Burkina Faso is the third West African country to be hit by a military coup. In January 2022, Burkina Faso’s army ousted President Roch Kabore, blaming him for failing to contain violence by Islamist militants. 

Coup leader Lieutenant Colonel Paul-Henri Damiba pledged to restore security, but attacks worsened, eroding morale in the armed forces that led to a second coup in September 2022 when current junta leader Captain Ibrahim Traore seized power.


Niger, a West African country with the most recent coup in Africa before the Gabon military announced it had taken over in the early hours of Wednesday 30th, August 2023. 

In July 2023, members of Niger’s presidential guard detained President Mohamed Bazoum inside his palace and appeared on national television saying they were seizing power to end the “deteriorating security situation and bad governance.”

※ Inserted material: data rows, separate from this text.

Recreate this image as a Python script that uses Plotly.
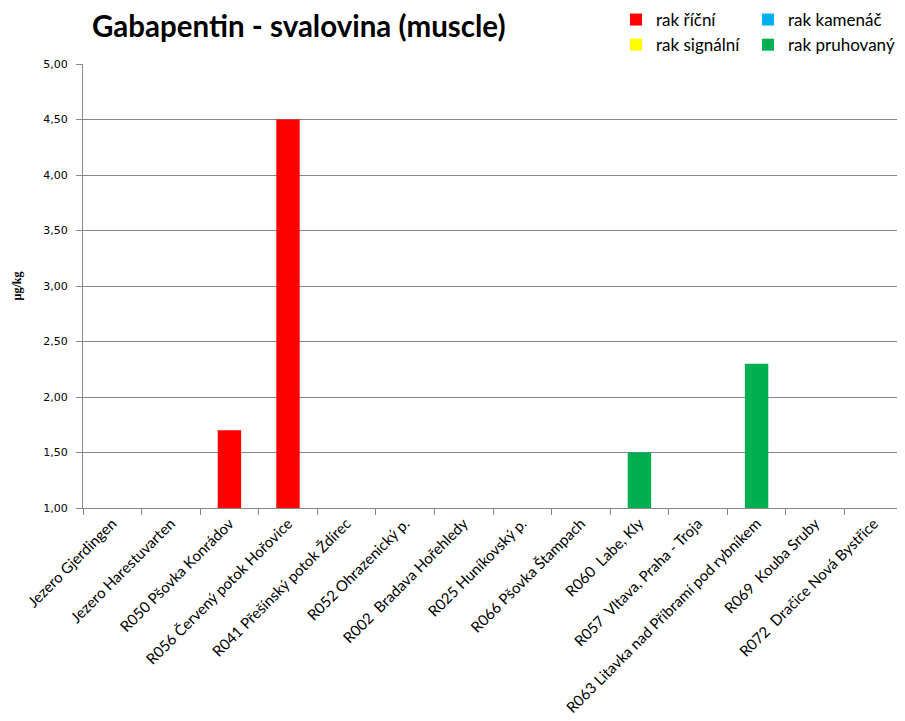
import plotly.graph_objects as go

categories = [
    "Jezero Gjerdingen",
    "Jezero Harestuvarten",
    "R050 Pšovka Konrádov",
    "R056 Červený potok Hořovice",
    "R041 Přešínský potok Ždírec",
    "R052 Ohrazenický p.",
    "R002 \u00a0Bradava Hořehledy",
    "R025 Huníkovský p.",
    "R066 Pšovka Štampach",
    "R060 \u00a0Labe, Kly",
    "R057 \u00a0Vltava, Praha - Troja",
    "R063 Litavka nad Příbramí pod rybníkem",
    "R069 \u00a0Kouba Sruby",
    "R072 \u00a0Dračice Nová Bystřice",
]

rak_ricni = [None, None, 1.70, 4.50, None, None, None, None, None, None, None, None, None, None]
rak_kamenac = [None] * 14
rak_signalni = [None] * 14
rak_pruhovany = [None, None, None, None, None, None, None, None, None, 1.50, None, 2.30, None, None]

# (name, values, colour, legend column)
series = [
    ("rak říční", rak_ricni, "#FF0000", "legend"),
    ("rak signální", rak_signalni, "#FFFF00", "legend"),
    ("rak kamenáč", rak_kamenac, "#00B0F0", "legend2"),
    ("rak pruhovaný", rak_pruhovany, "#00B050", "legend2"),
]

y_ticks = [1.0, 1.5, 2.0, 2.5, 3.0, 3.5, 4.0, 4.5, 5.0]

W, H = 897, 713

fig = go.Figure()
for name, vals, color, leg in series:
    fig.add_trace(go.Bar(
        x=categories, y=vals, name=name, legend=leg,
        marker=dict(color=color, line=dict(width=0)),
        width=0.4,
    ))

legend_common = dict(
    orientation="v",
    yref="paper", y=1.1396, yanchor="top",
    xref="container", xanchor="left",
    font=dict(family="Lato, sans-serif", size=17, color="black"),
    bgcolor="rgba(0,0,0,0)",
    itemsizing="constant",
    tracegroupgap=0,
)

fig.update_layout(
    width=W, height=H,
    paper_bgcolor="white", plot_bgcolor="white",
    margin=dict(l=75, r=2, t=56, b=213, autoexpand=False),
    barmode="overlay",
    separators=", ",
    title=dict(
        text="<b>Gabapentin - svalovina (muscle)</b>",
        font=dict(family="Lato, sans-serif", size=29.5, color="black"),
        xref="container", x=84 / W, xanchor="left",
        yref="container", y=1 - 19 / H, yanchor="middle",
    ),
    legend=dict(x=608 / W, **legend_common),
    legend2=dict(x=740 / W, **legend_common),
    showlegend=True,
)

fig.update_xaxes(
    type="category",
    tickangle=-45,
    tickson="boundaries",
    ticks="outside", ticklen=6, tickcolor="#868686",
    showline=True, linecolor="#868686", linewidth=1,
    showgrid=False,
    tickfont=dict(family="Lato, sans-serif", size=15, color="black"),
    range=[-0.5, 13.5],
)

fig.update_yaxes(
    range=[1, 5],
    tickvals=y_ticks,
    tickformat=".2f",
    ticks="outside", ticklen=6, tickcolor="#868686",
    ticklabelstandoff=6,
    showline=True, linecolor="#868686", linewidth=1,
    showgrid=True, gridcolor="#868686", gridwidth=1,
    zeroline=False,
    tickfont=dict(family="DejaVu Sans, Verdana, sans-serif", size=11, color="black"),
    title=dict(text="<b>µg/kg</b>", font=dict(family="Liberation Serif, serif", size=12, color="black"), standoff=19),
)

fig.write_html("out.html")
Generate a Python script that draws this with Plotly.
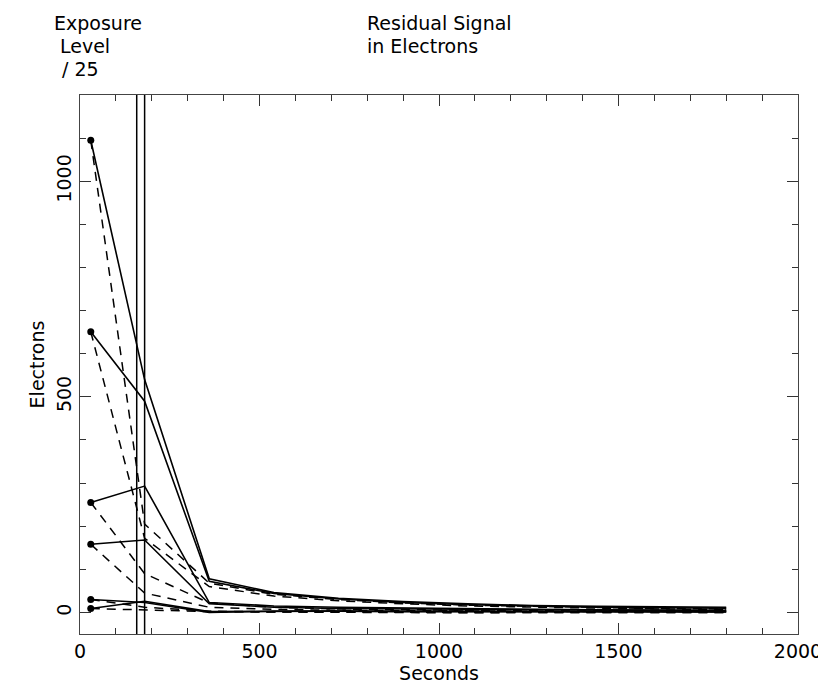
import plotly.graph_objects as go

# time samples (seconds)
times = [30, 180, 360, 540, 720, 900, 1080, 1260, 1440, 1620, 1800]

# solid curves (residual signal, set A)
solid_1 = [1095, 540, 78, 46, 33, 25, 20, 16, 14, 13, 12]
solid_2 = [651, 490, 72, 44, 31, 23, 18, 15, 12, 11, 10]
solid_3 = [255, 293, 23, 15, 12, 10, 8, 7, 6, 5, 5]
solid_4 = [158, 168, 20, 12, 9, 8, 7, 6, 5, 4, 4]
solid_5 = [30, 23, 0, 3, 3, 3, 2, 2, 2, 2, 2]
solid_6 = [9, 26, 2, 3, 3, 2, 2, 2, 1, 1, 1]

# dashed curves (residual signal, set B)
dashed_1 = [1095, 205, 68, 42, 30, 22, 17, 14, 11, 9, 8]
dashed_2 = [651, 172, 60, 38, 27, 20, 15, 12, 10, 8, 7]
dashed_3 = [255, 90, 22, 12, 8, 6, 5, 4, 3, 3, 2]
dashed_4 = [158, 45, 12, 7, 5, 4, 3, 3, 2, 2, 2]
dashed_5 = [30, 12, 3, 1, 1, 0, 0, 0, 0, 0, 0]
dashed_6 = [9, 6, 2, 1, 0, 0, -1, 0, 0, 0, 0]

# exposure markers (exposure level / 25)
exposure_levels = [1095, 651, 255, 158, 30, 9]
exposure_time = 30

# vertical reference lines (seconds)
vline_x = [158, 180]

x_ticks = [0, 500, 1000, 1500, 2000]
y_ticks = [0, 500, 1000]

solids = [solid_1, solid_2, solid_3, solid_4, solid_5, solid_6]
dasheds = [dashed_1, dashed_2, dashed_3, dashed_4, dashed_5, dashed_6]

FONT = "DejaVu Sans"
FS = 19
fig = go.Figure()

for d in dasheds:
    fig.add_trace(go.Scatter(x=times, y=d, mode="lines",
                             line=dict(color="black", width=1.5, dash="9px,7px"),
                             showlegend=False, hoverinfo="skip"))
for s in solids:
    fig.add_trace(go.Scatter(x=times, y=s, mode="lines",
                             line=dict(color="black", width=1.6),
                             showlegend=False, hoverinfo="skip"))

fig.add_trace(go.Scatter(x=[exposure_time] * len(exposure_levels), y=exposure_levels,
                         mode="markers", marker=dict(color="black", size=7),
                         showlegend=False, hoverinfo="skip"))

for vx in vline_x:
    fig.add_vline(x=vx, line=dict(color="black", width=1.5))

W, H = 826, 686
L, R, T, B = 72, 29, 87, 60
pw, ph = W - L - R, H - T - B

def px(xp):
    return (xp - L) / pw

def py(yp):
    return (H - B - yp) / ph

def ann(text, x, y, xanchor="left"):
    fig.add_annotation(text=text, xref="paper", yref="paper", x=px(x), y=py(y),
                       xanchor=xanchor, yanchor="middle", showarrow=False,
                       font=dict(family=FONT, size=FS, color="black"))

ann("Exposure", 44, 15)
ann("Level", 50, 38)
ann("/ 25", 52, 61)
ann("Residual Signal", 360, 15)
ann("in Electrons", 360, 38)

axis_common = dict(showline=True, linecolor="#444", linewidth=1, mirror="ticks",
                   ticks="inside", ticklen=11, tickcolor="#333", tickwidth=1,
                   showgrid=False, zeroline=False,
                   tickfont=dict(family=FONT, size=FS, color="black"))

fig.update_layout(
    width=W, height=H,
    margin=dict(l=L, r=R, t=T, b=B),
    paper_bgcolor="white", plot_bgcolor="white",
    xaxis=dict(range=[0, 2000], tickvals=x_ticks,
               minor=dict(ticks="inside", dtick=100, ticklen=6, tickcolor="#333"),
               title=dict(text="Seconds", font=dict(family=FONT, size=FS, color="black"),
                          standoff=5),
               **axis_common),
    yaxis=dict(range=[-50, 1200], tickvals=y_ticks, tickangle=-90,
               minor=dict(ticks="inside", dtick=100, ticklen=6, tickcolor="#333"),
               title=dict(text="Electrons", font=dict(family=FONT, size=FS, color="black"),
                          standoff=3),
               **axis_common),
)

fig.write_html("out.html")
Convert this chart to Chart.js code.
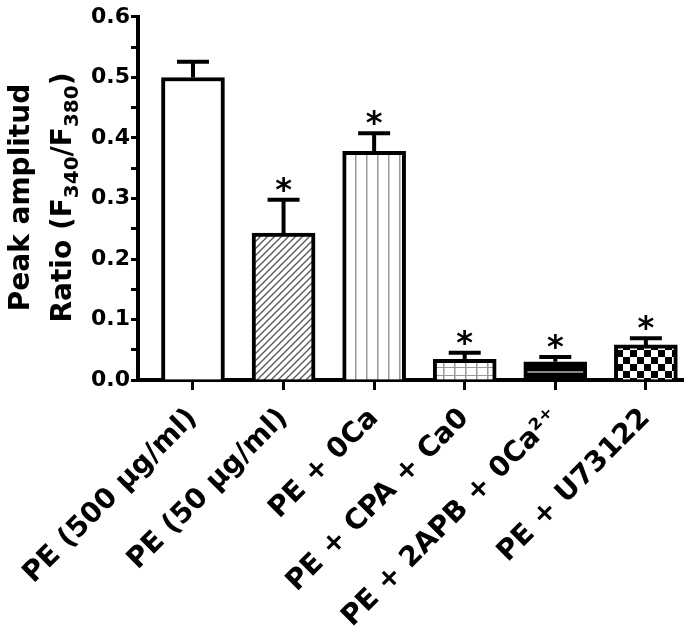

Days later the junta declared the head of the presidential guard, Abdourahamane Tiani, the new head of state, raising concerns about the security of a region where Niger has been a key ally of Western powers seeking to contain insurgencies by groups linked to al Qaeda and Islamic State. 

The main West African bloc ECOWAS has been trying to negotiate with the coup leaders but said it was ready to send troops into Niger to restore constitutional order if diplomatic efforts failed.

Niger has authorised Mali and Burkina Faso’s armed forces to intervene on its territory in case of an attack.


A group of senior military officers in Gabon announced on national television on Wednesday they had taken power and election results were annulled, just minutes after President Ali Bongo was declared to have won a third term.

If successful the coup would represent the seventh since 2020 in West, North and Central Africa, a region that in the last decade had made strides to shed its reputation as a “coup belt”, only for persistent insecurity and corruption to open the door to military leaders.